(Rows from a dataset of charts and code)

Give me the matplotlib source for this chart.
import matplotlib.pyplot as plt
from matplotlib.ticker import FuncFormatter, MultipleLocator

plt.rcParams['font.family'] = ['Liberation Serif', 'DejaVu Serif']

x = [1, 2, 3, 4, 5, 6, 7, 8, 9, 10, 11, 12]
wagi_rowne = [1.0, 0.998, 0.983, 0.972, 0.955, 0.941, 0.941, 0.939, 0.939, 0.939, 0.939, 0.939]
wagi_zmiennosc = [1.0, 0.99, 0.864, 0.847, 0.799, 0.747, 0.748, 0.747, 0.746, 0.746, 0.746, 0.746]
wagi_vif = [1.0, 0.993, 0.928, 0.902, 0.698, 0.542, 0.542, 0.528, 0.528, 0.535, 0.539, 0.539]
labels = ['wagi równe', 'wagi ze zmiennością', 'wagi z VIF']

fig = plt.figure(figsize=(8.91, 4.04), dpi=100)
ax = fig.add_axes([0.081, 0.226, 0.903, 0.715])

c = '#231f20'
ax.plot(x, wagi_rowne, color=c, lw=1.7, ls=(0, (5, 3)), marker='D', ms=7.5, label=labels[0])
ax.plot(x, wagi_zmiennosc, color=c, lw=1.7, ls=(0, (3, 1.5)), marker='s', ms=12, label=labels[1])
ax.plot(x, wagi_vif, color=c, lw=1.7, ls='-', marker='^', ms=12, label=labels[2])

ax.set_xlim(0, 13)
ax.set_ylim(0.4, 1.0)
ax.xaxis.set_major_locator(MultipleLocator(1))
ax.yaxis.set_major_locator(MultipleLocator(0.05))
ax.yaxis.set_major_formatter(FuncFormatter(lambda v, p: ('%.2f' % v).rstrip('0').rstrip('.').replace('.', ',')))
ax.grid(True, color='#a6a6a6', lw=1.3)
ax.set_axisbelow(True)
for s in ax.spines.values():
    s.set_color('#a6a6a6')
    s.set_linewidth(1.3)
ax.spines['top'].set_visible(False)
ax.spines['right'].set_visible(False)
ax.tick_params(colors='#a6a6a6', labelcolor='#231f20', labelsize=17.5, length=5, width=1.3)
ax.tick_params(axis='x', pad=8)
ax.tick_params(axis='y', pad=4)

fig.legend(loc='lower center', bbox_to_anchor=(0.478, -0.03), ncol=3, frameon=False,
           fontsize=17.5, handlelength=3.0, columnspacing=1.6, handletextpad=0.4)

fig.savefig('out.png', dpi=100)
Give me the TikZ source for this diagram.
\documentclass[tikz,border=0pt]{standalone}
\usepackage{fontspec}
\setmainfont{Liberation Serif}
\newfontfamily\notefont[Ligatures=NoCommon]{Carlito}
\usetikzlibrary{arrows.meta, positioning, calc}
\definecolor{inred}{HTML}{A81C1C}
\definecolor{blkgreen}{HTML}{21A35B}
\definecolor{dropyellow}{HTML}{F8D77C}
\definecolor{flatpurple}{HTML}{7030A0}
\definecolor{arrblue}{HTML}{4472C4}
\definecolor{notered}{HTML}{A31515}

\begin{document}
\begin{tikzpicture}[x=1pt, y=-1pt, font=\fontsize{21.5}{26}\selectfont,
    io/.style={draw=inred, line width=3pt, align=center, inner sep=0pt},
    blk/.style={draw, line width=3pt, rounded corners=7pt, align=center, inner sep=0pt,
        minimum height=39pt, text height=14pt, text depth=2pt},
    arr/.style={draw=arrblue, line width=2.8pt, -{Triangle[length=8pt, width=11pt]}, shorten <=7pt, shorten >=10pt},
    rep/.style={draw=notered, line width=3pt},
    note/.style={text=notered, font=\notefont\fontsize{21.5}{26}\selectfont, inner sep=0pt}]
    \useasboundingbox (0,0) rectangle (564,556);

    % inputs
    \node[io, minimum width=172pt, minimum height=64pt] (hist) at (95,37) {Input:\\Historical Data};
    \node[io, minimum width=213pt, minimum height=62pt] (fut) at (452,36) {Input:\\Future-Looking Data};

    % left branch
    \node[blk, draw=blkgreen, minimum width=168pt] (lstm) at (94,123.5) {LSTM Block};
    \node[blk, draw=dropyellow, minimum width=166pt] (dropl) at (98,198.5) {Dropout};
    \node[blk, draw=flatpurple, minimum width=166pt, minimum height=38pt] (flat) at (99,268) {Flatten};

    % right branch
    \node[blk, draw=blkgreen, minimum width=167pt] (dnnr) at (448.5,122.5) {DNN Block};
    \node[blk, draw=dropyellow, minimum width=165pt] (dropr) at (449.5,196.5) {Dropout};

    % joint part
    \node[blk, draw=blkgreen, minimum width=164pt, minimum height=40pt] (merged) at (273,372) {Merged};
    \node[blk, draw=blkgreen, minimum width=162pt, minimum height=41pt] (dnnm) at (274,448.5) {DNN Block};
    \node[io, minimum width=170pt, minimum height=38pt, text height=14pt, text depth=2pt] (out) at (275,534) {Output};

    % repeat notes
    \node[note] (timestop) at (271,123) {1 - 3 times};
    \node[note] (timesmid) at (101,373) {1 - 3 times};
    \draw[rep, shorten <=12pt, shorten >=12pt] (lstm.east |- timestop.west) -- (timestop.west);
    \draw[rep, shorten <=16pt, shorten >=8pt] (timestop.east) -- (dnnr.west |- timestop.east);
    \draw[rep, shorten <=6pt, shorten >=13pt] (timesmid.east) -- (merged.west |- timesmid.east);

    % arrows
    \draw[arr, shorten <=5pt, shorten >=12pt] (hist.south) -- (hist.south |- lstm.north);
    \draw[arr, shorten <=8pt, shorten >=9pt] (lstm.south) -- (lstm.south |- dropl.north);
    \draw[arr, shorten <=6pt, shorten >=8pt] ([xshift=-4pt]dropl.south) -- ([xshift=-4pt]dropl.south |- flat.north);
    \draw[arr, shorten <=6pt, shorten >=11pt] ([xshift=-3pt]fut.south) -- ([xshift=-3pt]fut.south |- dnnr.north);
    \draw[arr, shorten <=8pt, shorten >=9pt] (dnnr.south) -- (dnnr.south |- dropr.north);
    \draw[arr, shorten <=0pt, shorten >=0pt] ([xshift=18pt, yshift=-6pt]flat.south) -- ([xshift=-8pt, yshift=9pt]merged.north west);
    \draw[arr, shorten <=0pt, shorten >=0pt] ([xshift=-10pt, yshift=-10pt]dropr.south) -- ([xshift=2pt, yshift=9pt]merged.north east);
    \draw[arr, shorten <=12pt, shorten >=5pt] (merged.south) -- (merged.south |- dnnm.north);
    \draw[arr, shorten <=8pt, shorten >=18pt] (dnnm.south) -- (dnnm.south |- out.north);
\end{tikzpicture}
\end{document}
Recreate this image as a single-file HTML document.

§ Required work:
Using the material above, print every entry exactly as written.

§ Problem solution:
Give me the matplotlib source for this chart.
import matplotlib.pyplot as plt
from matplotlib.ticker import FuncFormatter, MultipleLocator

plt.rcParams['font.family'] = ['Liberation Serif', 'DejaVu Serif']

x = [1, 2, 3, 4, 5, 6, 7, 8, 9, 10, 11, 12]
wagi_rowne = [1.0, 0.998, 0.983, 0.972, 0.955, 0.941, 0.941, 0.939, 0.939, 0.939, 0.939, 0.939]
wagi_zmiennosc = [1.0, 0.99, 0.864, 0.847, 0.799, 0.747, 0.748, 0.747, 0.746, 0.746, 0.746, 0.746]
wagi_vif = [1.0, 0.993, 0.928, 0.902, 0.698, 0.542, 0.542, 0.528, 0.528, 0.535, 0.539, 0.539]
labels = ['wagi równe', 'wagi ze zmiennością', 'wagi z VIF']

fig = plt.figure(figsize=(8.91, 4.04), dpi=100)
ax = fig.add_axes([0.081, 0.226, 0.903, 0.715])

c = '#231f20'
ax.plot(x, wagi_rowne, color=c, lw=1.7, ls=(0, (5, 3)), marker='D', ms=7.5, label=labels[0])
ax.plot(x, wagi_zmiennosc, color=c, lw=1.7, ls=(0, (3, 1.5)), marker='s', ms=12, label=labels[1])
ax.plot(x, wagi_vif, color=c, lw=1.7, ls='-', marker='^', ms=12, label=labels[2])

ax.set_xlim(0, 13)
ax.set_ylim(0.4, 1.0)
ax.xaxis.set_major_locator(MultipleLocator(1))
ax.yaxis.set_major_locator(MultipleLocator(0.05))
ax.yaxis.set_major_formatter(FuncFormatter(lambda v, p: ('%.2f' % v).rstrip('0').rstrip('.').replace('.', ',')))
ax.grid(True, color='#a6a6a6', lw=1.3)
ax.set_axisbelow(True)
for s in ax.spines.values():
    s.set_color('#a6a6a6')
    s.set_linewidth(1.3)
ax.spines['top'].set_visible(False)
ax.spines['right'].set_visible(False)
ax.tick_params(colors='#a6a6a6', labelcolor='#231f20', labelsize=17.5, length=5, width=1.3)
ax.tick_params(axis='x', pad=8)
ax.tick_params(axis='y', pad=4)

fig.legend(loc='lower center', bbox_to_anchor=(0.478, -0.03), ncol=3, frameon=False,
           fontsize=17.5, handlelength=3.0, columnspacing=1.6, handletextpad=0.4)

fig.savefig('out.png', dpi=100)
Give me the TikZ source for this diagram.
\documentclass[tikz,border=0pt]{standalone}
\usepackage{fontspec}
\setmainfont{Liberation Serif}
\newfontfamily\notefont[Ligatures=NoCommon]{Carlito}
\usetikzlibrary{arrows.meta, positioning, calc}
\definecolor{inred}{HTML}{A81C1C}
\definecolor{blkgreen}{HTML}{21A35B}
\definecolor{dropyellow}{HTML}{F8D77C}
\definecolor{flatpurple}{HTML}{7030A0}
\definecolor{arrblue}{HTML}{4472C4}
\definecolor{notered}{HTML}{A31515}

\begin{document}
\begin{tikzpicture}[x=1pt, y=-1pt, font=\fontsize{21.5}{26}\selectfont,
    io/.style={draw=inred, line width=3pt, align=center, inner sep=0pt},
    blk/.style={draw, line width=3pt, rounded corners=7pt, align=center, inner sep=0pt,
        minimum height=39pt, text height=14pt, text depth=2pt},
    arr/.style={draw=arrblue, line width=2.8pt, -{Triangle[length=8pt, width=11pt]}, shorten <=7pt, shorten >=10pt},
    rep/.style={draw=notered, line width=3pt},
    note/.style={text=notered, font=\notefont\fontsize{21.5}{26}\selectfont, inner sep=0pt}]
    \useasboundingbox (0,0) rectangle (564,556);

    % inputs
    \node[io, minimum width=172pt, minimum height=64pt] (hist) at (95,37) {Input:\\Historical Data};
    \node[io, minimum width=213pt, minimum height=62pt] (fut) at (452,36) {Input:\\Future-Looking Data};

    % left branch
    \node[blk, draw=blkgreen, minimum width=168pt] (lstm) at (94,123.5) {LSTM Block};
    \node[blk, draw=dropyellow, minimum width=166pt] (dropl) at (98,198.5) {Dropout};
    \node[blk, draw=flatpurple, minimum width=166pt, minimum height=38pt] (flat) at (99,268) {Flatten};

    % right branch
    \node[blk, draw=blkgreen, minimum width=167pt] (dnnr) at (448.5,122.5) {DNN Block};
    \node[blk, draw=dropyellow, minimum width=165pt] (dropr) at (449.5,196.5) {Dropout};

    % joint part
    \node[blk, draw=blkgreen, minimum width=164pt, minimum height=40pt] (merged) at (273,372) {Merged};
    \node[blk, draw=blkgreen, minimum width=162pt, minimum height=41pt] (dnnm) at (274,448.5) {DNN Block};
    \node[io, minimum width=170pt, minimum height=38pt, text height=14pt, text depth=2pt] (out) at (275,534) {Output};

    % repeat notes
    \node[note] (timestop) at (271,123) {1 - 3 times};
    \node[note] (timesmid) at (101,373) {1 - 3 times};
    \draw[rep, shorten <=12pt, shorten >=12pt] (lstm.east |- timestop.west) -- (timestop.west);
    \draw[rep, shorten <=16pt, shorten >=8pt] (timestop.east) -- (dnnr.west |- timestop.east);
    \draw[rep, shorten <=6pt, shorten >=13pt] (timesmid.east) -- (merged.west |- timesmid.east);

    % arrows
    \draw[arr, shorten <=5pt, shorten >=12pt] (hist.south) -- (hist.south |- lstm.north);
    \draw[arr, shorten <=8pt, shorten >=9pt] (lstm.south) -- (lstm.south |- dropl.north);
    \draw[arr, shorten <=6pt, shorten >=8pt] ([xshift=-4pt]dropl.south) -- ([xshift=-4pt]dropl.south |- flat.north);
    \draw[arr, shorten <=6pt, shorten >=11pt] ([xshift=-3pt]fut.south) -- ([xshift=-3pt]fut.south |- dnnr.north);
    \draw[arr, shorten <=8pt, shorten >=9pt] (dnnr.south) -- (dnnr.south |- dropr.north);
    \draw[arr, shorten <=0pt, shorten >=0pt] ([xshift=18pt, yshift=-6pt]flat.south) -- ([xshift=-8pt, yshift=9pt]merged.north west);
    \draw[arr, shorten <=0pt, shorten >=0pt] ([xshift=-10pt, yshift=-10pt]dropr.south) -- ([xshift=2pt, yshift=9pt]merged.north east);
    \draw[arr, shorten <=12pt, shorten >=5pt] (merged.south) -- (merged.south |- dnnm.north);
    \draw[arr, shorten <=8pt, shorten >=18pt] (dnnm.south) -- (dnnm.south |- out.north);
\end{tikzpicture}
\end{document}
Recreate this image as a single-file HTML document.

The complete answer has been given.